The minister said that the bill would help to build a strong foundation for a first nations economy. Many economists would strongly disagree with the minister because there are continuing barriers in the Indian Act that have prevented economic growth and those would remain. Those are not dealt with or done away with in Bill C-7. For example, aboriginal Canadians would still not be able to mortgage their homes and secure credit or financing.

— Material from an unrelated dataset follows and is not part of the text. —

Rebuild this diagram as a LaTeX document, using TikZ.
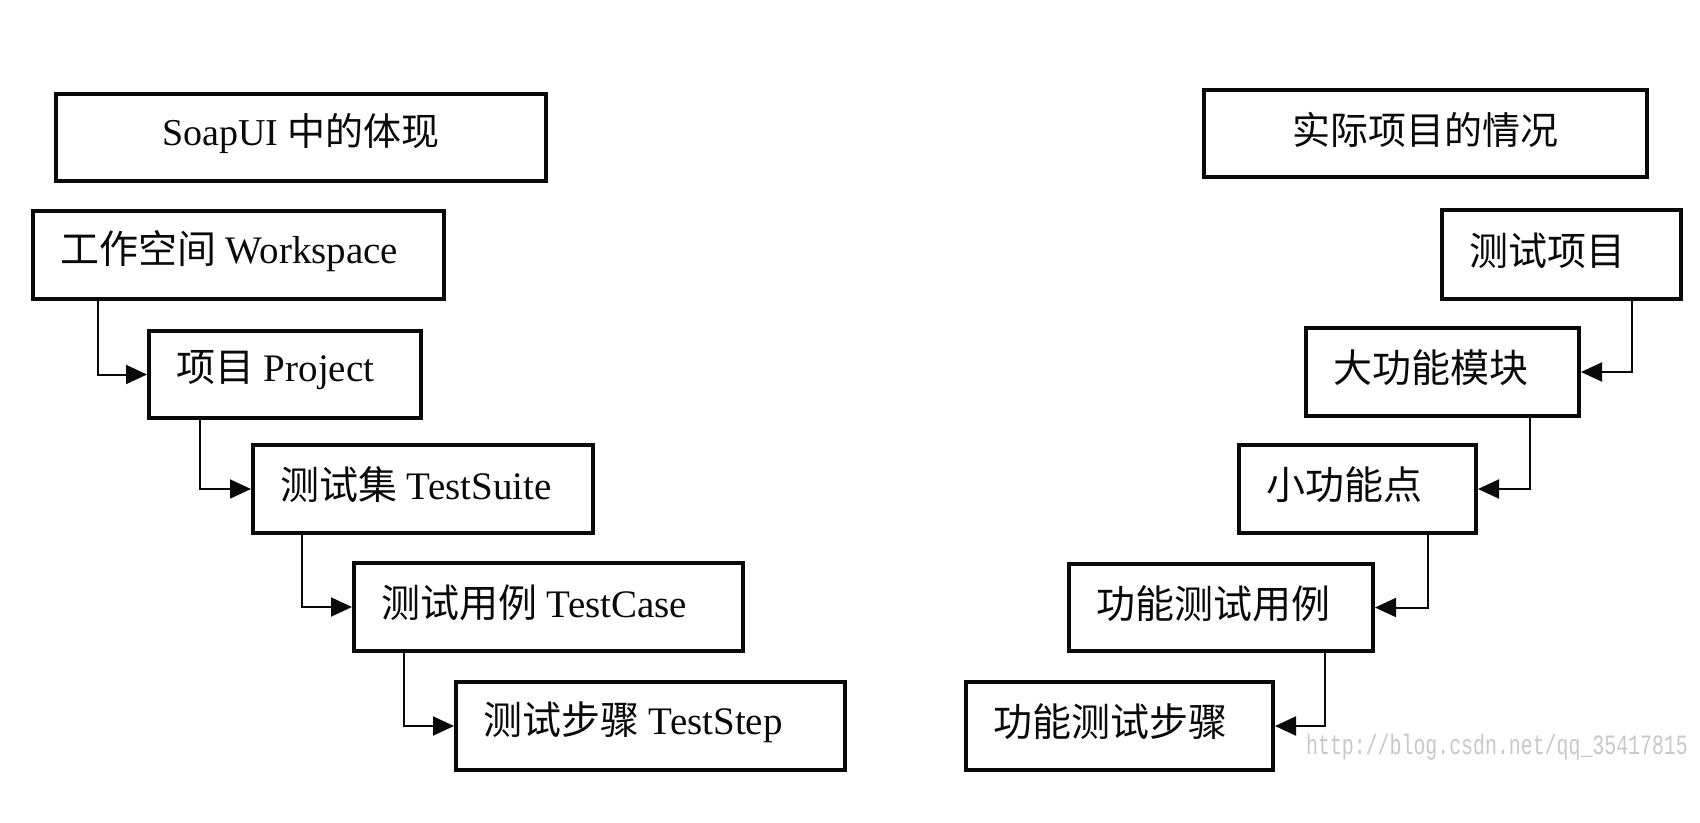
\documentclass[tikz,border=0pt]{standalone}
\usepackage{fontspec}
\setmainfont{Liberation Serif}
\newfontfamily\cjk{Noto Sans CJK SC}
\newfontfamily\wmfont{Liberation Mono}
\usetikzlibrary{arrows.meta}
\definecolor{wmgray}{RGB}{200,200,200}
\definecolor{ink}{RGB}{10,10,10}
\tikzset{
  box/.style={draw=ink, line width=4pt, anchor=north west, inner xsep=0pt, inner ysep=0pt,
    font=\fontsize{39}{46}\selectfont, text=ink},
  conn/.style={draw=ink, line width=2pt, -{Triangle[length=21pt,width=19pt]}}
}
% box with left-aligned text: name, x, y, w, h, text
\newcommand{\mybox}[6]{%
  \node[box, minimum width=#4pt, minimum height=#5pt] (#1) at (#2,#3) {};
  \node[anchor=west, inner sep=0pt, font=\fontsize{39}{46}\selectfont, text=ink] (#1-t) at ([xshift=29pt,yshift=4pt]#1.west) {#6};
}
\begin{document}
\begin{tikzpicture}[x=1pt,y=-1pt]
\useasboundingbox[fill=white] (0,0) rectangle (1700,822);
% titles
\node[box, minimum width=490pt, minimum height=87pt] (t1) at (54,92) {};
\node[inner sep=0pt, font=\fontsize{38}{46}\selectfont, text=ink] (t1-t) at ([yshift=4pt]t1.center) {SoapUI {\cjk 中的体现}};
\node[box, minimum width=443pt, minimum height=87pt] (t2) at (1202,88) {};
\node[inner sep=0pt, font=\fontsize{38}{46}\selectfont, text=ink] (t2-t) at ([yshift=4pt]t2.center) {\cjk 实际项目的情况};
% left chain
\mybox{ws}{31}{209}{411}{88}{{\cjk 工作空间} Workspace}
\mybox{pr}{147}{329}{272}{87}{{\cjk 项目} Project}
\mybox{ts}{251}{443}{340}{88}{{\cjk 测试集} TestSuite}
\mybox{tc}{352}{561}{389}{88}{{\cjk 测试用例} TestCase}
\mybox{tp}{454}{680}{389}{88}{{\cjk 测试步骤} TestStep}
% right chain
\mybox{r1}{1440}{208}{239}{89}{\cjk 测试项目}
\mybox{r2}{1304}{326}{273}{88}{\cjk 大功能模块}
\mybox{r3}{1237}{443}{237}{88}{\cjk 小功能点}
\mybox{r4}{1067}{562}{304}{87}{\cjk 功能测试用例}
\mybox{r5}{964}{680}{307}{88}{\cjk 功能测试步骤}
% connectors left
\draw[conn] ([xshift=67pt]ws.south west) |- (pr.west);
\draw[conn] ([xshift=53pt]pr.south west) |- (ts.west);
\draw[conn] ([xshift=51pt]ts.south west) |- (tc.west);
\draw[conn] ([xshift=52pt]tc.south west) |- (tp.west);
% connectors right
\draw[conn] ([xshift=-51pt]r1.south east) |- (r2.east);
\draw[conn] ([xshift=-51pt]r2.south east) |- (r3.east);
\draw[conn] ([xshift=-50pt]r3.south east) |- (r4.east);
\draw[conn] ([xshift=-50pt]r4.south east) |- (r5.east);
% watermark
\node[anchor=west, inner sep=0pt, text=wmgray, font=\wmfont\fontsize{28}{30}\selectfont, xscale=0.71] (wm) at (1306,747) {http://blog.csdn.net/qq\_35417815};
\end{tikzpicture}
\end{document}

I had the privilege to talk to a first nations entrepreneur who is an aggressive businessman. He is assertive. He employs other first nations people. He was lamenting to me a couple of days back about the situation on his reserve. It concerned the issue over control of the resources by chief and council. He has a certificate of possession for his home and he has a store right on the edge of the reserve, but there is still the issue of the certificate of possession. He can only sell it to somebody there. It does not have true market value. It is determined by others, the chief of the band and the council, as to what kind of business comes his way. He is a contractor as well. This is a first nations person who is lamenting the difficulties and that things are not greatly changing with this particular bill.
I see that my time is about to expire. I have much to say and I will do so at future stages of the bill. I appreciate the opportunity to initially indicate our concerns, our distress, and our opposition to the bill as it comes before us, even in view of the amendments. We do not believe it mitigates nor will it be of real help to first nations people across our country.
A motion to adjourn the House under Standing Order 38 deemed to have been moved.